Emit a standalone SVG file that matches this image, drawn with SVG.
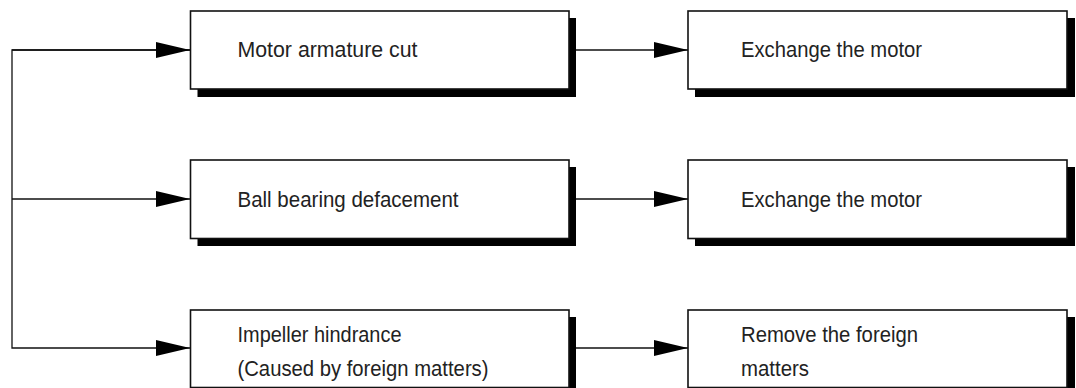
<svg xmlns="http://www.w3.org/2000/svg" width="1076" height="388" viewBox="0 0 1076 388">
<defs>
<style>
.box{fill:#fff;stroke:#111;stroke-width:1.6}
.sh{fill:#000}
.t{font-family:"Liberation Sans",Arial,Helvetica,sans-serif;font-size:22.5px;fill:#222}
.ln{fill:none;stroke:#111;stroke-width:1.3}
</style>
<marker id="ah" markerUnits="userSpaceOnUse" markerWidth="34" markerHeight="16" viewBox="0 0 34 16" refX="34" refY="8" orient="auto">
<path d="M0,0 L34,8 L0,16 Z" fill="#000"/>
</marker>
</defs>
<rect width="1076" height="388" fill="#fff"/>
<g id="connectors">
<path class="ln" d="M190,50 H12 V348 H190" marker-end="url(#ah)"/>
<path class="ln" d="M12,50 H190" marker-end="url(#ah)"/>
<path class="ln" d="M12,199 H190" marker-end="url(#ah)"/>
<path class="ln" d="M576,50 H688" marker-end="url(#ah)"/>
<path class="ln" d="M576,199 H688" marker-end="url(#ah)"/>
<path class="ln" d="M576,348 H688" marker-end="url(#ah)"/>
</g>
<g id="n1">
<rect class="sh" x="197.5" y="18" width="378.5" height="79"/>
<rect class="box" x="190.5" y="11" width="378.5" height="78"/>
<text class="t" x="237.5" y="57" textLength="180" lengthAdjust="spacingAndGlyphs">Motor armature cut</text>
</g>
<g id="n2">
<rect class="sh" x="197.5" y="167" width="378.5" height="79"/>
<rect class="box" x="190.5" y="160" width="378.5" height="78.5"/>
<text class="t" x="237.5" y="207" textLength="221" lengthAdjust="spacingAndGlyphs">Ball bearing defacement</text>
</g>
<g id="n3">
<rect class="sh" x="197.5" y="317" width="378.5" height="79"/>
<rect class="box" x="190.5" y="310" width="378.5" height="77.5"/>
<text class="t" x="237.5" y="342" textLength="164" lengthAdjust="spacingAndGlyphs">Impeller hindrance</text>
<text class="t" x="237.5" y="376" textLength="251" lengthAdjust="spacingAndGlyphs">(Caused by foreign matters)</text>
</g>
<g id="n4">
<rect class="sh" x="695" y="18" width="380" height="79"/>
<rect class="box" x="688" y="11" width="379" height="78"/>
<text class="t" x="741" y="57" textLength="181" lengthAdjust="spacingAndGlyphs">Exchange the motor</text>
</g>
<g id="n5">
<rect class="sh" x="695" y="167" width="380" height="79"/>
<rect class="box" x="688" y="160" width="379" height="78.5"/>
<text class="t" x="741" y="207" textLength="181" lengthAdjust="spacingAndGlyphs">Exchange the motor</text>
</g>
<g id="n6">
<rect class="sh" x="695" y="317" width="380" height="79"/>
<rect class="box" x="688" y="310" width="379" height="77.5"/>
<text class="t" x="741" y="342" textLength="177" lengthAdjust="spacingAndGlyphs">Remove the foreign</text>
<text class="t" x="741" y="376" textLength="68" lengthAdjust="spacingAndGlyphs">matters</text>
</g>
</svg>
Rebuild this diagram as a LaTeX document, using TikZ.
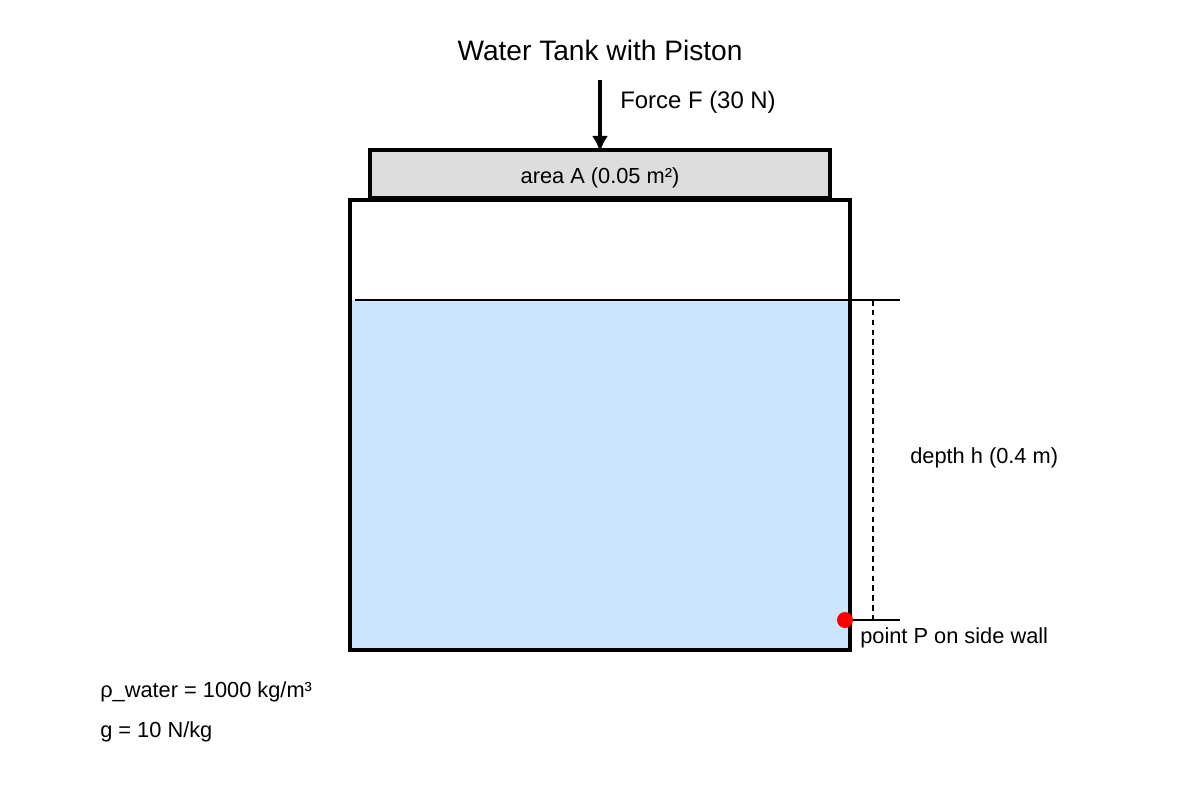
\documentclass[tikz,border=0pt]{standalone}
\usepackage{fontspec}
\setmainfont{Liberation Sans}
\usetikzlibrary{arrows.meta}
\definecolor{pistongray}{HTML}{DDDDDD}
\definecolor{waterblue}{HTML}{CCE5FF}
\tikzset{
  wall/.style={line width=1.1mm},
  label/.style={font=\fontsize{15.5}{18}\selectfont, anchor=west, inner sep=0pt},
}
\begin{document}
\begin{tikzpicture}[x=0.025cm,y=-0.025cm]
  \useasboundingbox (0,0) rectangle (1200,800);
  \node[font=\fontsize{20}{22}\selectfont] (title) at (600,50) {Water Tank with Piston};
  % piston and force
  \draw[wall, fill=pistongray] (370,150) rectangle (830,198);
  \node[font=\fontsize{15.5}{18}\selectfont] (area) at (600,178) {area A (0.05 m²)};
  \coordinate (ftop) at (600,80);
  \coordinate (fbot) at (600,152);
  \draw[line width=1.1mm, -{Latex[length=4mm,width=4mm]}] (ftop) -- (fbot);
  \node[label, font=\fontsize{17}{20}\selectfont] (force) at (620,102) {Force F (30 N)};
  % tank with water
  \fill[waterblue] (352,300) rectangle (848,648);
  \draw[wall] (350,200) rectangle (850,650);
  \draw[line width=0.5mm] (355,300) -- (900,300);
  \draw[line width=0.5mm] (850,620) -- (900,620);
  \draw[line width=0.4mm, dash pattern=on 4pt off 3pt] (873,300) -- (873,620);
  \fill[red] (845,620) circle (8);
  \node[label] (pointP) at (860,638) {point P on side wall};
  \node[label] (depth) at (910,458) {depth h (0.4 m)};
  % data
  \node[label] (rho) at (100,692) {ρ\_water = 1000 kg/m³};
  \node[label] (grav) at (100,732) {g = 10 N/kg};
\end{tikzpicture}
\end{document}
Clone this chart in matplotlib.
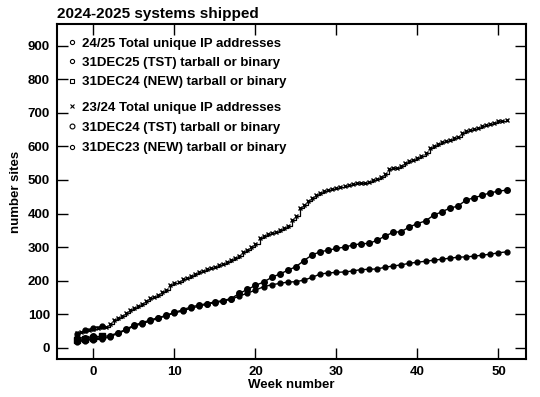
import numpy as np
import matplotlib
matplotlib.use("Agg")
import matplotlib.pyplot as plt
from matplotlib.lines import Line2D

plt.rcParams['font.family'] = ['Liberation Sans', 'DejaVu Sans']
plt.rcParams['font.weight'] = 'bold'

# 23/24 season, total unique IP addresses (half-week samples)
tot_weeks = np.arange(-2, 51.5, 0.5)
tot_2324 = [44, 46, 50, 52, 55, 58, 62, 63, 72, 82, 88, 95, 104, 112, 120, 125,
            131, 140, 148, 152, 158, 165, 172, 186, 192, 197, 204, 209, 215, 221,
            226, 230, 234, 238, 242, 246, 250, 256, 262, 268, 275, 284, 292, 300,
            308, 328, 334, 338, 342, 346, 350, 356, 362, 380, 394, 415, 426, 437,
            446, 456, 462, 466, 469, 472, 475, 478, 481, 484, 487, 490, 491, 492,
            495, 499, 504, 510, 518, 532, 534, 535, 540, 550, 557, 560, 565, 572,
            580, 594, 600, 607, 612, 616, 620, 624, 628, 640, 645, 650, 653, 656,
            660, 664, 667, 670, 674, 676, 679]

# weekly counts for the releases
weeks = np.arange(-2, 52)
tst_dec24 = [30, 30, 34, 34, 36, 45, 55, 68, 75, 83, 90, 97, 106, 113, 122, 127,
             132, 137, 141, 147, 162, 174, 186, 196, 210, 220, 231, 242, 260, 277,
             286, 291, 296, 300, 306, 310, 311, 320, 333, 344, 346, 360, 370, 378,
             395, 405, 416, 422, 440, 447, 454, 462, 466, 470]
new_dec23 = [20, 25, 24, 26, 33, 43, 53, 65, 72, 80, 88, 96, 104, 110, 118, 124,
             130, 135, 139, 145, 154, 163, 172, 182, 188, 192, 196, 197, 202, 210,
             220, 223, 225, 226, 229, 233, 234, 235, 240, 244, 247, 252, 255, 258,
             261, 264, 267, 270, 271, 273, 276, 279, 283, 286]

# 24/25 season, only the first few weeks so far
new_weeks = [-2, -1, 0, 1]
tot_2425 = [40, 52, 60, 64]
tst_dec25 = [18, 22, 26, 30]
new_dec24 = [24, 28, 30, 34]

fig = plt.figure(figsize=(5.4, 3.97), dpi=100)
ax = fig.add_axes([0.1056, 0.0957, 0.8684, 0.8438])

ax.plot(tot_weeks, tot_2324, color='black', lw=0.9, drawstyle='steps-post')
ax.plot(tot_weeks, tot_2324, 'x', color='black', ms=3.5, mew=1)
ax.plot(weeks, tst_dec24, 'o-', color='black', lw=1, ms=4)
ax.plot(weeks, new_dec23, 'o-', color='black', lw=1, ms=3.5)
ax.plot(new_weeks, tot_2425, 'o-', color='black', lw=1, ms=3.5)
ax.plot(new_weeks, tst_dec25, 'o-', color='black', lw=1, ms=3.5)
ax.plot(new_weeks, new_dec24, 's-', color='black', lw=1, ms=4)

ax.set_xlim(-4.5, 53.4)
ax.set_ylim(-33, 964)
ax.set_xticks(np.arange(0, 60, 10))
ax.set_yticks(np.arange(0, 1000, 100))
ax.tick_params(direction='in', length=8, width=1, top=True, right=True,
               labelsize=9.5, pad=5)
for s in ax.spines.values():
    s.set_linewidth(1.5)

ax.set_xlabel('Week number', fontsize=9.5, fontweight='bold', labelpad=1)
ax.set_ylabel('number sites', fontsize=9.5, fontweight='bold', labelpad=4)
ax.set_title('2024-2025 systems shipped', loc='left', fontsize=11,
             fontweight='bold', pad=4)

def mk(marker, ms, fill='none'):
    return Line2D([], [], ls='none', marker=marker, ms=ms, color='black',
                  mfc=fill, mew=0.8)

leg1 = ax.legend([mk('o', 3), mk('o', 3), mk('s', 3.5)],
                 ['24/25 Total unique IP addresses',
                  '31DEC25 (TST) tarball or binary',
                  '31DEC24 (NEW) tarball or binary'],
                 loc='upper left', bbox_to_anchor=(0.0, 0.988), frameon=False,
                 fontsize=9.5, handlelength=0.8, handletextpad=0.4,
                 labelspacing=0.55, borderaxespad=0.3)
ax.add_artist(leg1)
ax.legend([mk('x', 3), mk('o', 3.5), mk('o', 3)],
          ['23/24 Total unique IP addresses',
           '31DEC24 (TST) tarball or binary',
           '31DEC23 (NEW) tarball or binary'],
          loc='upper left', bbox_to_anchor=(0.0, 0.796), frameon=False,
          fontsize=9.5, handlelength=0.8, handletextpad=0.4,
          labelspacing=0.6, borderaxespad=0.3)

fig.savefig('out.png', dpi=100)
= = = = =
**Directions for this task:** Exactly reproduce the lines from the line holding "Clone this chart in matplotlib." through the line holding "plt.rcParams['font.weight'] = 'bold'", and only those; pictures are to be left out.

**Exercise solution:**
Clone this chart in matplotlib.
import numpy as np
import matplotlib
matplotlib.use("Agg")
import matplotlib.pyplot as plt
from matplotlib.lines import Line2D

plt.rcParams['font.family'] = ['Liberation Sans', 'DejaVu Sans']
plt.rcParams['font.weight'] = 'bold'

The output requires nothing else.